[Records with drawing code]
(begin)
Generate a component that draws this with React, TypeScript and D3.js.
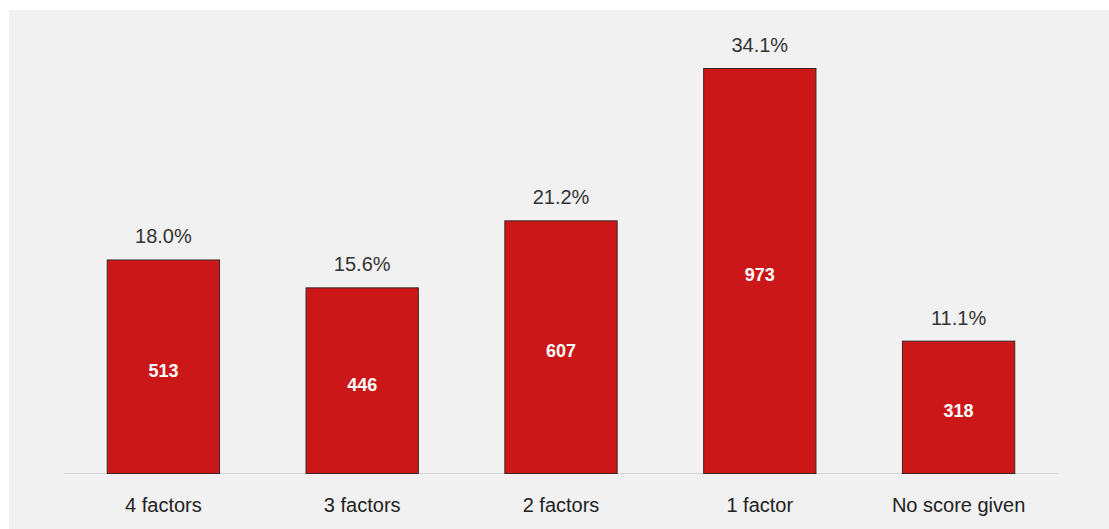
import React, { useEffect, useRef } from "react";
import * as d3 from "d3";

const categories = ["4 factors", "3 factors", "2 factors", "1 factor", "No score given"];
const counts = [513, 446, 607, 973, 318];
const percents = ["18.0%", "15.6%", "21.2%", "34.1%", "11.1%"];

const WIDTH = 1109;
const HEIGHT = 529;

const App: React.FC = () => {
  const svgRef = useRef<SVGSVGElement>(null);

  useEffect(() => {
    if (!svgRef.current) return;
    const svg = d3.select(svgRef.current);
    svg.selectAll("*").remove();

    const font = "'Liberation Sans', Arial, Helvetica, sans-serif";
    const baseline = 473;

    svg
      .append("rect")
      .attr("x", 9)
      .attr("y", 10)
      .attr("width", WIDTH - 9)
      .attr("height", HEIGHT - 10)
      .attr("fill", "#f1f1f1");

    const x = d3
      .scaleBand<string>()
      .domain(categories)
      .range([64, 1058])
      .paddingInner(0.43)
      .paddingOuter(0.215);

    const y = d3
      .scaleLinear()
      .domain([0, d3.max(counts) || 0])
      .range([baseline, 68]);

    const data = categories.map((c, i) => ({ label: c, count: counts[i], pct: percents[i] }));

    // axis line
    svg
      .append("line")
      .attr("x1", 64)
      .attr("x2", 1058)
      .attr("y1", baseline + 0.5)
      .attr("y2", baseline + 0.5)
      .attr("stroke", "#d6d6d6")
      .attr("stroke-width", 1);

    svg
      .selectAll(".bar")
      .data(data)
      .enter()
      .append("rect")
      .attr("class", "bar")
      .attr("x", (d) => (x(d.label) || 0) + 0.5)
      .attr("y", (d) => y(d.count) + 0.5)
      .attr("width", x.bandwidth() - 1)
      .attr("height", (d) => baseline - y(d.count))
      .attr("fill", "#cc1719")
      .attr("stroke", "#3a2626")
      .attr("stroke-width", 1);

    svg
      .selectAll(".pct")
      .data(data)
      .enter()
      .append("text")
      .attr("class", "pct")
      .attr("x", (d) => (x(d.label) || 0) + x.bandwidth() / 2)
      .attr("y", (d) => y(d.count) - 16)
      .attr("text-anchor", "middle")
      .style("font-family", font)
      .style("font-size", "20px")
      .style("fill", "#333")
      .text((d) => d.pct);

    svg
      .selectAll(".count")
      .data(data)
      .enter()
      .append("text")
      .attr("class", "count")
      .attr("x", (d) => (x(d.label) || 0) + x.bandwidth() / 2)
      .attr("y", (d) => (y(d.count) + baseline) / 2 + 10.5)
      .attr("text-anchor", "middle")
      .style("font-family", font)
      .style("font-size", "18px")
      .style("font-weight", "bold")
      .style("fill", "#fff")
      .text((d) => d.count);

    svg
      .selectAll(".cat")
      .data(data)
      .enter()
      .append("text")
      .attr("class", "cat")
      .attr("x", (d) => (x(d.label) || 0) + x.bandwidth() / 2)
      .attr("y", 512)
      .attr("text-anchor", "middle")
      .style("font-family", font)
      .style("font-size", "20px")
      .style("fill", "#222")
      .text((d) => d.label);
  }, []);

  return (
    <svg
      ref={svgRef}
      width={WIDTH}
      height={HEIGHT}
      style={{ position: "absolute", left: 0, top: 0, display: "block", background: "#fff" }}
    />
  );
};

export default App;
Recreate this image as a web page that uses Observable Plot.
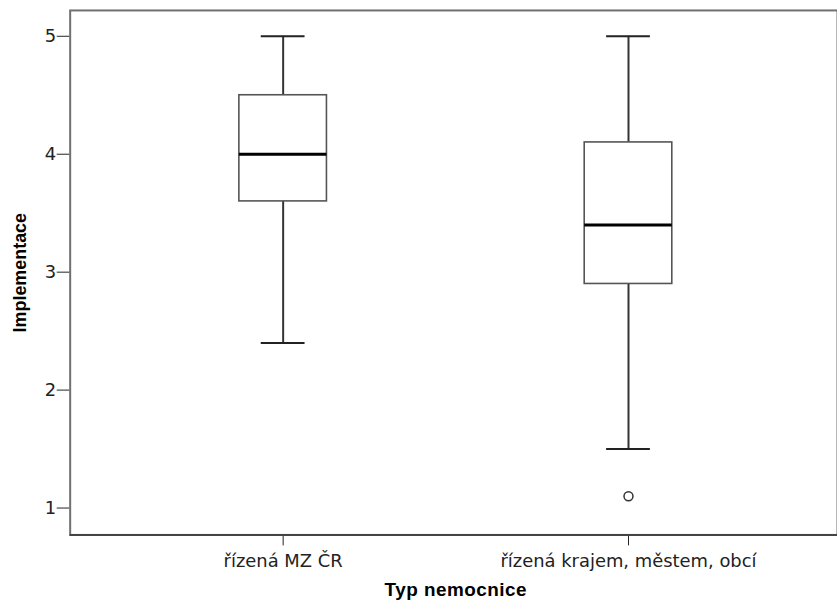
<!DOCTYPE html>
<html>
<head>
<meta charset="utf-8">
<script src="https://cdn.jsdelivr.net/npm/d3@7"></script>
<script src="https://cdn.jsdelivr.net/npm/@observablehq/plot@0.6"></script>
<style>
  html, body { margin: 0; padding: 0; background: white; overflow: hidden; }
</style>
</head>
<body>
<div id="chart"></div>
<script>
const categories = ["řízená MZ ČR", "řízená krajem, městem, obcí"];
const whiskerLow = [2.4, 1.5];
const q1 = [3.6, 2.9];
const median = [4.0, 3.4];
const q3 = [4.5, 4.1];
const whiskerHigh = [5, 5];
const outlierCategory = ["řízená krajem, městem, obcí"];
const outlierValue = [1.1];
const yTicks = [1, 2, 3, 4, 5];
const yDomain = [0.772, 5.219];
const xTitle = "Typ nemocnice";
const yTitle = "Implementace";

const stats = categories.map((c, i) => ({
  cat: c, lo: whiskerLow[i], q1: q1[i], med: median[i], q3: q3[i], hi: whiskerHigh[i]
}));
const outliers = outlierCategory.map((c, i) => ({cat: c, v: outlierValue[i]}));

const chart = Plot.plot({
  width: 841,
  height: 606,
  marginLeft: 70,
  marginRight: 0,
  marginTop: 10,
  marginBottom: 69,
  style: {fontFamily: "DejaVu Sans", fontSize: "18px", color: "#222", background: "white"},
  x: {type: "band", domain: categories, range: [239, 675], paddingInner: 0.747, paddingOuter: 0, align: 0.5,
      tickSize: 11, tickPadding: 8, label: null},
  y: {domain: yDomain, ticks: yTicks, tickFormat: d3.format("d"), tickSize: 13, tickPadding: 1, label: null},
  marks: [
    Plot.frame({stroke: "#707070", strokeWidth: 2}),
    Plot.ruleY([yDomain[0]], {stroke: "#444", strokeWidth: 2}),
    Plot.ruleX(stats, {x: "cat", y1: "q3", y2: "hi", stroke: "#333", strokeWidth: 2}),
    Plot.ruleX(stats, {x: "cat", y1: "lo", y2: "q1", stroke: "#333", strokeWidth: 2}),
    Plot.tickY(stats, {x: "cat", y: "hi", insetLeft: 22, insetRight: 22, stroke: "#222", strokeWidth: 2}),
    Plot.tickY(stats, {x: "cat", y: "lo", insetLeft: 22, insetRight: 22, stroke: "#222", strokeWidth: 2}),
    Plot.barY(stats, {x: "cat", y1: "q1", y2: "q3", fill: "white", stroke: "#555", strokeWidth: 1.6}),
    Plot.tickY(stats, {x: "cat", y: "med", stroke: "#000", strokeWidth: 3}),
    Plot.dot(outliers, {x: "cat", y: "v", r: 4.5, stroke: "#333", strokeWidth: 1.5, fill: "white"}),
    Plot.text([yTitle], {frameAnchor: "left", textAnchor: "middle", lineAnchor: "middle", rotate: -90, dx: -50,
      fontFamily: "Liberation Sans", fontSize: 18, fontWeight: "bold", fill: "#000"}),
    Plot.text([xTitle], {frameAnchor: "bottom", textAnchor: "middle", lineAnchor: "middle", dx: 2, dy: 55,
      fontFamily: "Liberation Sans", fontSize: 19, fontWeight: "bold", fill: "#000"})
  ]
});
d3.select(chart).selectAll("text").filter(function() { return this.textContent === xTitle; })
  .attr("letter-spacing", "0.5px");
document.getElementById("chart").appendChild(chart);
</script>
</body>
</html>
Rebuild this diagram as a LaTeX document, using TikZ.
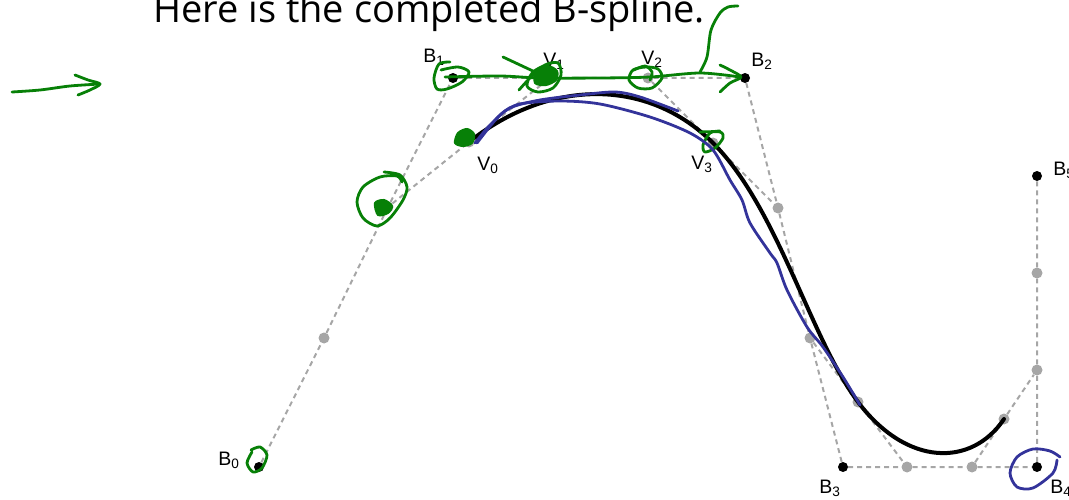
\documentclass[tikz,border=0pt]{standalone}
\usepackage{fontspec}
\setmainfont{Liberation Sans}
\newfontfamily\titlefont{Open Sans}
\usetikzlibrary{arrows.meta}
\definecolor{ctrlgray}{HTML}{A6A6A6}
\definecolor{inkgreen}{HTML}{078007}
\definecolor{inkblue}{HTML}{33339A}
\begin{document}
\begin{tikzpicture}[
  x=1pt, y=-1pt,
  ctrl/.style={draw=ctrlgray, line width=2pt, dash pattern=on 5pt off 4pt},
  knot/.style={circle, fill=black, inner sep=0pt, minimum size=10pt},
  third/.style={circle, fill=ctrlgray, inner sep=0pt, minimum size=11pt},
  lab/.style={font=\fontsize{19.5}{21}\selectfont, inner sep=0pt},
  green ink/.style={draw=inkgreen, line width=2.8pt, line cap=round, line join=round},
  blue ink/.style={draw=inkblue, line width=2.8pt, line cap=round, line join=round},
  blob/.style={draw=inkgreen, fill=inkgreen, line width=2pt}
]
  \useasboundingbox (0,0) rectangle (1069,500);

  \node[anchor=base west, inner sep=0pt, font=\titlefont\fontsize{38}{40}\selectfont] (title) at (153,23) {Here is the completed B-spline.};

  \node[knot] (b0) at (259,467) {};
  \node[knot] (b1) at (453,78) {};
  \node[knot] (b2) at (745,78) {};
  \node[knot] (b3) at (843,467) {};
  \node[knot] (b4) at (1037,467) {};
  \node[knot] (b5) at (1037,176) {};

  \node[third] (t1) at (324,338) {};
  \node[third] (t2) at (388,207) {};
  \node[third] (t3) at (550,78) {};
  \node[third] (t4) at (648,78) {};
  \node[third] (t5) at (778,208) {};
  \node[third] (t6) at (810,338) {};
  \node[third] (t7) at (907,467) {};
  \node[third] (t8) at (972,467) {};
  \node[third] (t9) at (1037,370) {};
  \node[third] (t10) at (1037,273) {};

  \node[third] (v0) at (469,142) {};
  \node[third] (v3) at (713,143) {};
  \node[third] (v4) at (858,402) {};
  \node[third] (v5) at (1004,419) {};

  \draw[ctrl] (b0) -- (t1) -- (t2) -- (b1) -- (t3) -- (t4) -- (b2) -- (t5) -- (t6) -- (b3) -- (t7) -- (t8) -- (b4) -- (t9) -- (t10) -- (b5);
  \draw[ctrl] (t2) -- (v0) -- (t3);
  \draw[ctrl] (t4) -- (v3) -- (t5);
  \draw[ctrl] (t6) -- (v4) -- (t7);
  \draw[ctrl] (t8) -- (v5) -- (t9);

  \draw[line width=4pt, line cap=round]
    (v0.center) .. controls (t3.center) and (t4.center) .. (v3.center)
    .. controls (t5.center) and (t6.center) .. (v4.center)
    .. controls (t7.center) and (t8.center) .. (v5.center);

  \node[lab] (lb0) at (229,460) {B\textsubscript{0}};
  \node[lab] (lb1) at (434,57) {B\textsubscript{1}};
  \node[lab] (lb2) at (762,61) {B\textsubscript{2}};
  \node[lab] (lb3) at (830,488) {B\textsubscript{3}};
  \node[lab] (lb4) at (1061,488) {B\textsubscript{4}};
  \node[lab] (lb5) at (1064,170) {B\textsubscript{5}};
  \node[lab] (lv0) at (488,165) {V\textsubscript{0}};
  \node[lab] (lv1) at (554,61) {V\textsubscript{1}};
  \node[lab] (lv2) at (652,59) {V\textsubscript{2}};
  \node[lab] (lv3) at (702,164) {V\textsubscript{3}};

  % green strokes
  \draw[green ink] plot[smooth] coordinates {(12,92) (40,90) (70,86) (100,84)};
  \draw[green ink] plot[smooth] coordinates {(75,75) (88,80) (100,84) (90,90) (78,95)};
  \draw[green ink] plot[smooth] coordinates {(251,450) (260,447) (267,455) (262,468) (253,472) (247,463) (252,452)};
  \draw[green ink] plot[smooth] coordinates {(450,62) (439,64) (434,78) (437,89) (447,89) (462,82) (469,72) (458,67) (441,70)};
  \draw[green ink] plot[smooth] coordinates {(445,77) (500,76) (540,78) (600,78) (650,77) (700,73) (740,77)};
  \draw[green ink] plot[smooth] coordinates {(720,65) (730,70) (741,77) (730,83) (720,92)};
  \draw[green ink] plot[smooth] coordinates {(700,72) (707,57) (711,30) (720,13) (728,7) (738,6)};
  \draw[green ink] (503,57) -- (535,72);
  \draw[green ink] plot[smooth cycle] coordinates {(646,67) (658,69) (662,78) (652,88) (638,88) (629,80) (633,70)};
  \draw[green ink] plot[smooth] coordinates {(634,70) (645,66) (652,72) (650,80)};
  \draw[blob] plot[smooth cycle] coordinates {(536,70) (548,66) (557,71) (556,80) (546,85) (535,83)};
  \draw[green ink] plot[smooth] coordinates {(519,90) (530,78) (545,65) (558,63) (561,75) (553,88) (538,92) (527,86) (533,72) (550,63)};
  \draw[blob] plot[smooth cycle] coordinates {(458,133) (467,129) (474,134) (472,143) (463,146) (455,143)};
  \draw[blob] plot[smooth cycle] coordinates {(375,203) (384,200) (392,206) (388,213) (378,215)};
  \draw[green ink] plot[smooth] coordinates {(384,172) (400,175) (407,187) (403,200) (390,218) (377,226) (363,218) (357,202) (363,187) (380,177) (397,176) (402,182)};
  \draw[green ink] plot[smooth] coordinates {(700,132) (720,132) (723,138) (715,148) (705,152) (703,145) (710,133) (720,131)};

  % blue strokes
  \draw[blue ink] plot[smooth] coordinates {(475,143) (490,125) (510,108) (540,100) (580,95) (615,92) (640,97) (678,111)};
  \draw[blue ink] plot[smooth] coordinates {(477,143) (500,115) (520,104) (560,101) (600,104) (650,117) (690,133) (713,150) (730,180) (742,200) (750,223) (770,253) (777,263) (787,290) (807,327) (823,347) (843,377) (860,405)};
  \draw[blue ink] plot[smooth] coordinates {(1060,457) (1050,451) (1033,449) (1017,457) (1010,473) (1017,487) (1033,488) (1053,473) (1057,460)};
\end{tikzpicture}
\end{document}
(end)
## Aim of the exercise
Leave out the pictures and repeat the lines from the start of the material through the line with "const data = categories.map((c, i)", inclusive.

## Written reply
Generate a component that draws this with React, TypeScript and D3.js.
import React, { useEffect, useRef } from "react";
import * as d3 from "d3";

const categories = ["4 factors", "3 factors", "2 factors", "1 factor", "No score given"];
const counts = [513, 446, 607, 973, 318];
const percents = ["18.0%", "15.6%", "21.2%", "34.1%", "11.1%"];

const WIDTH = 1109;
const HEIGHT = 529;

const App: React.FC = () => {
  const svgRef = useRef<SVGSVGElement>(null);

  useEffect(() => {
    if (!svgRef.current) return;
    const svg = d3.select(svgRef.current);
    svg.selectAll("*").remove();

    const font = "'Liberation Sans', Arial, Helvetica, sans-serif";
    const baseline = 473;

    svg
      .append("rect")
      .attr("x", 9)
      .attr("y", 10)
      .attr("width", WIDTH - 9)
      .attr("height", HEIGHT - 10)
      .attr("fill", "#f1f1f1");

    const x = d3
      .scaleBand<string>()
      .domain(categories)
      .range([64, 1058])
      .paddingInner(0.43)
      .paddingOuter(0.215);

    const y = d3
      .scaleLinear()
      .domain([0, d3.max(counts) || 0])
      .range([baseline, 68]);

    const data = categories.map((c, i) => ({ label: c, count: counts[i], pct: percents[i] }));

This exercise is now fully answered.